Perfectionism wears many disguises. It might look like staying up late reworking an email for the third time, replaying a conversation where you said too much or too little, or pushing yourself to “just do better next time.”
For many of us, perfectionism isn’t about excellence - it’s about survival. Somewhere along the way, we learned that our value was conditional. That being loved or respected meant being impressive, agreeable, or endlessly productive.
We start to hustle for worthiness - hoping that if we do enough, achieve enough, or please enough, we’ll finally feel like enough.
But perfectionism is not a love language. It’s an anxious one.
The Roots of Perfectionism
Perfectionism often begins as a coping mechanism. Maybe as a child, praise was given only when you achieved something. Maybe mistakes weren’t safe, or emotional expression was met with “You’re too sensitive.” So you learned to hide the messy parts, to smooth the edges, to be the “easy one.”
Over time, the nervous system pairs love with performance.
You might notice:
Feeling anxious or guilty when resting
Difficulty accepting praise unless it’s earned through effort
Constant self-comparison
A fear of disappointing others, even at your own expense
Healing perfectionism isn’t about lowering your standards - it’s about releasing the belief that your worth depends on meeting them.
The Perfectionism–Self-Doubt Loop
Perfectionism and self-doubt feed each other like two mirrors reflecting the same insecurity. You set high expectations, fall short (as all humans do), and then interpret that as proof you weren’t enough to begin with.
The loop sounds like:
“If I can just get this right, I’ll finally feel confident.”
“If I fail, I’ll lose everything I’ve built.”
But confidence doesn’t grow from constant correction - it grows from compassion.
When you treat your imperfections as evidence of your humanity rather than your inadequacy, you begin to interrupt the loop.
Healing Through Self-Compassion
True healing begins when you soften the voice that demands perfection and make room for the one that whispers: “I’m doing my best, and that’s enough.”
Try this:
Name your inner critic - give it a character or voice.
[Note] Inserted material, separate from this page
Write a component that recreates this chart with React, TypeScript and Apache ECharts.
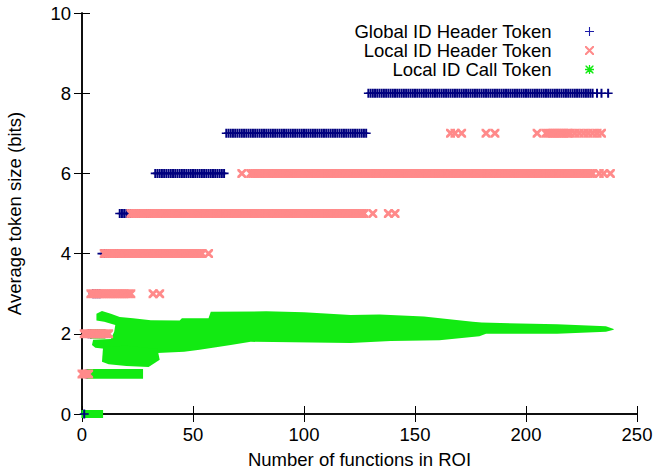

When you notice its commentary (“You should have done better”), pause and ask: “What are you trying to protect me from?”
Celebrate effort over outcome. Your nervous system learns safety through small wins — not perfection, but permission.
Rest without earning it. This one can feel radical. Let yourself rest simply because you exist, not because you’ve done enough.
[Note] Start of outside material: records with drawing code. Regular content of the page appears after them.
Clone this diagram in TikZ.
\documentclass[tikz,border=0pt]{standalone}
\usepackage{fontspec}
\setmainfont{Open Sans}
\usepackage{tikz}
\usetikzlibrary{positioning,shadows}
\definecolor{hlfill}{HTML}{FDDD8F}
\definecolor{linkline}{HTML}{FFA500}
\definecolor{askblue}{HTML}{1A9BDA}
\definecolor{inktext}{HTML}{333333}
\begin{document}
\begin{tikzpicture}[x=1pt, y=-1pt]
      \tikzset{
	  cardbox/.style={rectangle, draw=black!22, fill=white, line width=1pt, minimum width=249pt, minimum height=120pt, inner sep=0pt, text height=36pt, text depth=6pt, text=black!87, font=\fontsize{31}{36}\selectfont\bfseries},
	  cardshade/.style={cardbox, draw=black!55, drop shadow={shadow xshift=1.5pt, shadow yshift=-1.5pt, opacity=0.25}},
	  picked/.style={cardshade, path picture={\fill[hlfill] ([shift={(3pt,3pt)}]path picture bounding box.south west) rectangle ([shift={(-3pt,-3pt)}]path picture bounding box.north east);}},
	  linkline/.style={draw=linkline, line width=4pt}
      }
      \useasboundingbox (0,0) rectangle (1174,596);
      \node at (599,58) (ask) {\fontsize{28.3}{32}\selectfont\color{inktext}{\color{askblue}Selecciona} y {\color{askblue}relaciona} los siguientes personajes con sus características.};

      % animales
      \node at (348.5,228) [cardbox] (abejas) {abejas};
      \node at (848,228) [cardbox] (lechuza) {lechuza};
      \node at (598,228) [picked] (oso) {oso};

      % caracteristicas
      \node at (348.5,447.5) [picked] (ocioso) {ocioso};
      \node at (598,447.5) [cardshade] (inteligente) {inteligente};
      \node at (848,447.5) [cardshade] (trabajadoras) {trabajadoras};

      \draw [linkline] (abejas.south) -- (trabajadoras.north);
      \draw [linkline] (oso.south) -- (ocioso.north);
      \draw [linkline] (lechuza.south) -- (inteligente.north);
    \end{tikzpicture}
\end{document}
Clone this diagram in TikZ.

Rewriting the Story of Worth
Imagine your self-worth like the roots of a tree. Achievement, praise, and external approval are like sunlight — helpful, but not the source of life. Your roots are what keep you grounded when conditions change.
Ask yourself:
What would it mean to feel proud without proof?
What parts of me have been waiting for permission to rest?
Where have I mistaken productivity for purpose?
The more you tend to your inner roots, the less you’ll need to reach outward for validation.
Healing perfectionism is not about giving up on growth - it’s about choosing to grow differently: slower, deeper, and kinder.